Symmetry, Integrability and Geometry: Methods and Applications (SIGMA)

SIGMA 22 (2026), 036, 23 pages      arXiv:2511.11813      https://doi.org/10.3842/SIGMA.2026.036

Orthogonality with Respect to the Hermite Product, KP Wave Functions, and the Bispectral Involution

Alex Kasman a, Robert Milson b and Michael Gekhtman c
a) College of Charleston, Charleston SC, USA
b) Dalhousie University, Halifax NS, Canada
c) University of Notre Dame, South Bend IN, USA

Received November 18, 2025, in final form March 24, 2026; Published online April 14, 2026

Abstract
It is well known that for any wave function $\psi(x,z)$ of the KP hierarchy, there is another wave function called its ''adjoint'' such that the path integral of their product with respect to $z$ around any sufficiently large closed path is zero. For the wave functions in the adelic Grassmannian ${\rm Gr}^{\rm ad}$, the bispectral involution which exchanges the role of $x$ and $z$ also implies the existence of an ''$x$-adjoint wave function'' $\psi^{\star}(x,z)$ so that the product of the wave function, the $x$-adjoint, and the Hermite weight ${\rm e}^{-x^2/2}$ has no residue. Utilizing this, we show that the sequences of coefficient functions in the power series expansion of any KP wave function in ${\rm Gr}^{\rm ad}$ and its image under the bispectral involution at $t_2=-\frac{1}{2}$ are always ''almost bi-orthogonal'' with respect to the Hermite product.
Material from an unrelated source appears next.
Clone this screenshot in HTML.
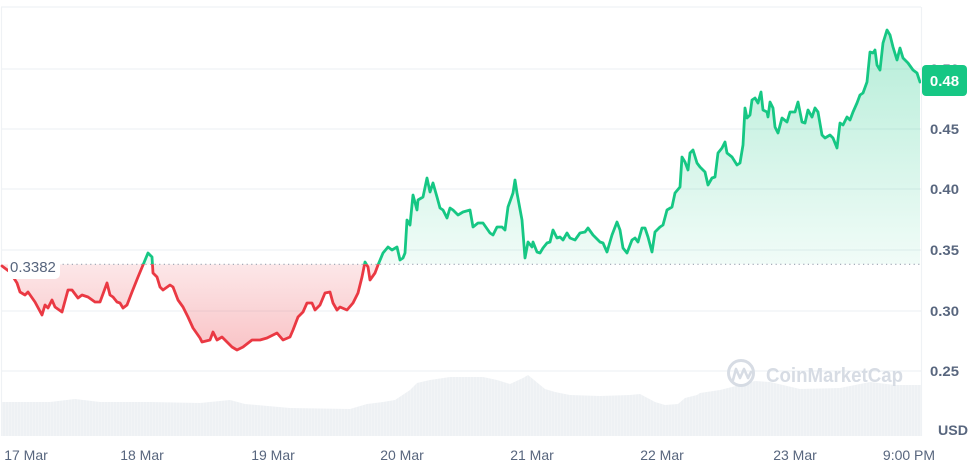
<!DOCTYPE html>
<html>
<head>
<meta charset="utf-8">
<style>
html,body{margin:0;padding:0;background:#fff;}
body{width:972px;height:463px;overflow:hidden;font-family:"Liberation Sans",sans-serif;}
svg{display:block;}
</style>
</head>
<body>
<svg width="972" height="463" viewBox="0 0 972 463" xmlns="http://www.w3.org/2000/svg">
<defs>
<linearGradient id="gg" x1="0" y1="30" x2="0" y2="264" gradientUnits="userSpaceOnUse">
<stop offset="0" stop-color="#16c784" stop-opacity="0.32"/>
<stop offset="1" stop-color="#16c784" stop-opacity="0.06"/>
</linearGradient>
<linearGradient id="rg" x1="0" y1="264" x2="0" y2="350" gradientUnits="userSpaceOnUse">
<stop offset="0" stop-color="#ea3943" stop-opacity="0.12"/>
<stop offset="1" stop-color="#ea3943" stop-opacity="0.30"/>
</linearGradient>
<clipPath id="above"><rect x="0" y="0" width="921" height="264.3"/></clipPath>
<clipPath id="below"><rect x="0" y="264.3" width="921" height="200"/></clipPath>
<pattern id="vb" width="3" height="10" patternUnits="userSpaceOnUse">
<rect x="0" y="0" width="3" height="10" fill="#eef1f4"/>
<rect x="2.4" y="0" width="0.6" height="10" fill="#f4f6f8"/>
</pattern>
</defs>

<g stroke="#eff2f5" stroke-width="1.2" fill="none">
<line x1="1" y1="7" x2="921" y2="7"/>
<line x1="1.5" y1="7" x2="1.5" y2="436"/>
<line x1="921.5" y1="7" x2="921.5" y2="436"/>
<line x1="1" y1="69" x2="921" y2="69"/>
<line x1="1" y1="129" x2="921" y2="129"/>
<line x1="1" y1="189" x2="921" y2="189"/>
<line x1="1" y1="250" x2="921" y2="250"/>
<line x1="1" y1="311" x2="921" y2="311"/>
<line x1="1" y1="371" x2="921" y2="371"/>
</g>

<path fill="url(#vb)" d="M2,402 L50,402 L75,399 L100,402 L150,402 L200,403 L230,400 L245,404 L290,408 L350,409 L367,404 L383,402 L395,400 L410,390 L417,383 L430,380 L450,377 L483,377 L497,380 L510,384 L523,378 L528,375 L545,389 L555,392 L570,395 L600,396 L630,395 L640,394 L655,402 L665,405 L678,404 L685,398 L697,395 L700,393 L720,390 L740,385 L755,381 L770,382 L800,389 L840,388 L870,382 L895,385 L921,385 L921,436 L2,436 Z"/>

<g opacity="0.9">
<circle cx="741" cy="373" r="12.5" fill="none" stroke="#d3d9e2" stroke-width="3"/>
<path d="M733,380 L736,369 L740,378 L744,369 L748,378 L751,372" fill="none" stroke="#d3d9e2" stroke-width="2.6" stroke-linejoin="round" stroke-linecap="round"/>
<text x="766" y="382" font-size="20" font-weight="bold" fill="#d3d9e2" textLength="137" lengthAdjust="spacingAndGlyphs" font-family="Liberation Sans, sans-serif">CoinMarketCap</text>
</g>

<path clip-path="url(#above)" fill="url(#gg)" d="M2,264.3 L2,266 L10,272 L17,283 L20,292 L25,295 L28,292 L35,302 L42,315 L45,305 L48,308 L52,300 L55,307 L62,312 L68,290 L72,290 L78,298 L82,295 L88,297 L95,302 L100,302 L107,283 L110,295 L113,297 L117,302 L120,303 L123,308 L127,305 L132,292 L138,277 L143,265 L148,253 L152,257 L153,273 L157,277 L160,287 L163,290 L170,285 L173,287 L178,300 L183,307 L188,317 L193,328 L200,338 L202,342 L210,340 L213,332 L217,340 L222,337 L227,342 L232,347 L237,350 L243,347 L252,340 L260,340 L267,338 L277,333 L283,340 L290,337 L293,330 L298,317 L303,312 L307,303 L312,303 L315,310 L320,305 L325,293 L330,292 L333,303 L337,310 L340,307 L347,310 L353,303 L358,293 L362,277 L365,262 L368,267 L370,280 L375,273 L378,265 L383,253 L388,247 L392,250 L397,247 L400,260 L403,258 L405,253 L407,220 L410,225 L413,195 L417,210 L418,200 L423,197 L427,178 L430,192 L433,183 L437,197 L440,208 L443,210 L447,218 L450,208 L453,210 L458,215 L463,212 L470,210 L473,227 L478,223 L483,223 L490,233 L493,235 L497,227 L502,227 L505,230 L508,207 L513,193 L515,180 L517,193 L522,220 L525,258 L528,242 L532,247 L533,242 L537,252 L540,253 L543,248 L547,243 L550,242 L553,230 L557,238 L560,237 L563,240 L567,233 L570,238 L575,240 L580,233 L585,232 L588,228 L593,235 L600,242 L603,243 L607,252 L612,235 L617,222 L620,230 L623,248 L627,253 L632,240 L635,238 L638,242 L642,228 L645,228 L648,237 L652,252 L655,232 L660,227 L663,225 L667,210 L672,207 L675,193 L680,187 L682,157 L685,162 L688,170 L690,153 L693,150 L697,163 L700,167 L705,172 L708,185 L712,178 L715,177 L718,153 L722,148 L725,142 L727,153 L732,157 L737,165 L740,163 L743,145 L745,108 L747,118 L750,115 L752,100 L755,98 L758,103 L761,92 L763,110 L767,112 L768,117 L770,102 L773,108 L775,127 L778,133 L782,118 L787,122 L790,112 L795,112 L798,102 L802,122 L805,123 L808,110 L812,117 L815,108 L818,112 L822,135 L825,138 L830,135 L833,138 L837,148 L840,123 L843,125 L847,117 L850,120 L853,112 L857,103 L860,95 L863,93 L867,82 L870,52 L873,53 L875,50 L877,65 L880,70 L883,43 L887,30 L890,35 L893,47 L897,60 L900,48 L903,58 L908,63 L913,70 L917,73 L920,82 L920,264.3 Z"/>
<path clip-path="url(#below)" fill="url(#rg)" d="M2,264.3 L2,266 L10,272 L17,283 L20,292 L25,295 L28,292 L35,302 L42,315 L45,305 L48,308 L52,300 L55,307 L62,312 L68,290 L72,290 L78,298 L82,295 L88,297 L95,302 L100,302 L107,283 L110,295 L113,297 L117,302 L120,303 L123,308 L127,305 L132,292 L138,277 L143,265 L148,253 L152,257 L153,273 L157,277 L160,287 L163,290 L170,285 L173,287 L178,300 L183,307 L188,317 L193,328 L200,338 L202,342 L210,340 L213,332 L217,340 L222,337 L227,342 L232,347 L237,350 L243,347 L252,340 L260,340 L267,338 L277,333 L283,340 L290,337 L293,330 L298,317 L303,312 L307,303 L312,303 L315,310 L320,305 L325,293 L330,292 L333,303 L337,310 L340,307 L347,310 L353,303 L358,293 L362,277 L365,262 L368,267 L370,280 L375,273 L378,265 L383,253 L388,247 L388,264.3 Z"/>

<line x1="58" y1="264.3" x2="921" y2="264.3" stroke="#9aa3b1" stroke-width="1.2" stroke-dasharray="1.2 3.4"/>

<g fill="none" stroke-width="2.8" stroke-linejoin="round" stroke-linecap="round">
<path clip-path="url(#above)" stroke="#16c784" d="M2,266 L10,272 L17,283 L20,292 L25,295 L28,292 L35,302 L42,315 L45,305 L48,308 L52,300 L55,307 L62,312 L68,290 L72,290 L78,298 L82,295 L88,297 L95,302 L100,302 L107,283 L110,295 L113,297 L117,302 L120,303 L123,308 L127,305 L132,292 L138,277 L143,265 L148,253 L152,257 L153,273 L157,277 L160,287 L163,290 L170,285 L173,287 L178,300 L183,307 L188,317 L193,328 L200,338 L202,342 L210,340 L213,332 L217,340 L222,337 L227,342 L232,347 L237,350 L243,347 L252,340 L260,340 L267,338 L277,333 L283,340 L290,337 L293,330 L298,317 L303,312 L307,303 L312,303 L315,310 L320,305 L325,293 L330,292 L333,303 L337,310 L340,307 L347,310 L353,303 L358,293 L362,277 L365,262 L368,267 L370,280 L375,273 L378,265 L383,253 L388,247 L392,250 L397,247 L400,260 L403,258 L405,253 L407,220 L410,225 L413,195 L417,210 L418,200 L423,197 L427,178 L430,192 L433,183 L437,197 L440,208 L443,210 L447,218 L450,208 L453,210 L458,215 L463,212 L470,210 L473,227 L478,223 L483,223 L490,233 L493,235 L497,227 L502,227 L505,230 L508,207 L513,193 L515,180 L517,193 L522,220 L525,258 L528,242 L532,247 L533,242 L537,252 L540,253 L543,248 L547,243 L550,242 L553,230 L557,238 L560,237 L563,240 L567,233 L570,238 L575,240 L580,233 L585,232 L588,228 L593,235 L600,242 L603,243 L607,252 L612,235 L617,222 L620,230 L623,248 L627,253 L632,240 L635,238 L638,242 L642,228 L645,228 L648,237 L652,252 L655,232 L660,227 L663,225 L667,210 L672,207 L675,193 L680,187 L682,157 L685,162 L688,170 L690,153 L693,150 L697,163 L700,167 L705,172 L708,185 L712,178 L715,177 L718,153 L722,148 L725,142 L727,153 L732,157 L737,165 L740,163 L743,145 L745,108 L747,118 L750,115 L752,100 L755,98 L758,103 L761,92 L763,110 L767,112 L768,117 L770,102 L773,108 L775,127 L778,133 L782,118 L787,122 L790,112 L795,112 L798,102 L802,122 L805,123 L808,110 L812,117 L815,108 L818,112 L822,135 L825,138 L830,135 L833,138 L837,148 L840,123 L843,125 L847,117 L850,120 L853,112 L857,103 L860,95 L863,93 L867,82 L870,52 L873,53 L875,50 L877,65 L880,70 L883,43 L887,30 L890,35 L893,47 L897,60 L900,48 L903,58 L908,63 L913,70 L917,73 L920,82"/>
<path clip-path="url(#below)" stroke="#ea3943" d="M2,266 L10,272 L17,283 L20,292 L25,295 L28,292 L35,302 L42,315 L45,305 L48,308 L52,300 L55,307 L62,312 L68,290 L72,290 L78,298 L82,295 L88,297 L95,302 L100,302 L107,283 L110,295 L113,297 L117,302 L120,303 L123,308 L127,305 L132,292 L138,277 L143,265 L148,253 L152,257 L153,273 L157,277 L160,287 L163,290 L170,285 L173,287 L178,300 L183,307 L188,317 L193,328 L200,338 L202,342 L210,340 L213,332 L217,340 L222,337 L227,342 L232,347 L237,350 L243,347 L252,340 L260,340 L267,338 L277,333 L283,340 L290,337 L293,330 L298,317 L303,312 L307,303 L312,303 L315,310 L320,305 L325,293 L330,292 L333,303 L337,310 L340,307 L347,310 L353,303 L358,293 L362,277 L365,262 L368,267 L370,280 L375,273 L378,265 L383,253 L388,247"/>
</g>

<rect x="8" y="253" width="52" height="26" rx="5" fill="#ffffff"/>
<text x="10" y="272" font-size="15" fill="#58667e" font-family="Liberation Sans, sans-serif">0.3382</text>

<g font-size="14" font-weight="bold" fill="#58667e" font-family="Liberation Sans, sans-serif">
<text x="930" y="74" textLength="29" lengthAdjust="spacingAndGlyphs">0.50</text>
<text x="930" y="134" textLength="29" lengthAdjust="spacingAndGlyphs">0.45</text>
<text x="930" y="194" textLength="29" lengthAdjust="spacingAndGlyphs">0.40</text>
<text x="930" y="255" textLength="29" lengthAdjust="spacingAndGlyphs">0.35</text>
<text x="930" y="316" textLength="29" lengthAdjust="spacingAndGlyphs">0.30</text>
<text x="930" y="376" textLength="29" lengthAdjust="spacingAndGlyphs">0.25</text>
<text x="938" y="435" textLength="30" lengthAdjust="spacingAndGlyphs">USD</text>
</g>

<rect x="922" y="65" width="45" height="31" rx="4" fill="#16c784"/>
<text x="944.5" y="86" font-size="15" font-weight="bold" fill="#ffffff" text-anchor="middle" font-family="Liberation Sans, sans-serif">0.48</text>

<g font-size="14" fill="#58667e" font-family="Liberation Sans, sans-serif" text-anchor="middle">
<text x="26" y="460">17 Mar</text>
<text x="142" y="460">18 Mar</text>
<text x="273" y="460">19 Mar</text>
<text x="402" y="460">20 Mar</text>
<text x="532" y="460">21 Mar</text>
<text x="662" y="460">22 Mar</text>
<text x="795" y="460">23 Mar</text>
<text x="909" y="460">9:00 PM</text>
</g>
</svg>
</body>
</html>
Whether the sequences have the stronger properties of being (almost) orthogonal can easily be determined in terms of KP flows and the bispectral involution. As a special case, the exceptional Hermite orthogonal polynomials can be recovered in this way. This provides both a generalization of and an explanation of the fact that the generating functions of the exceptional Hermites are certain special wave functions of the KP hierarchy. In addition, one new surprise is that the same KP wave function which generates the sequences of functions is also a generating function for the norms when evaluated at $t_1=1$ and $t_2=0$. The main results are proved using Calogero-Moser matrices satisfying a rank one condition. The same results also apply in the case of ''spin-generalized'' Calogero-Moser matrices, which produce instances of matrix orthogonality.

Key words: exceptional orthogonal polynomials; KP wave functions; Hermite orthogonality; adelic Grassmannian; bispectral involution.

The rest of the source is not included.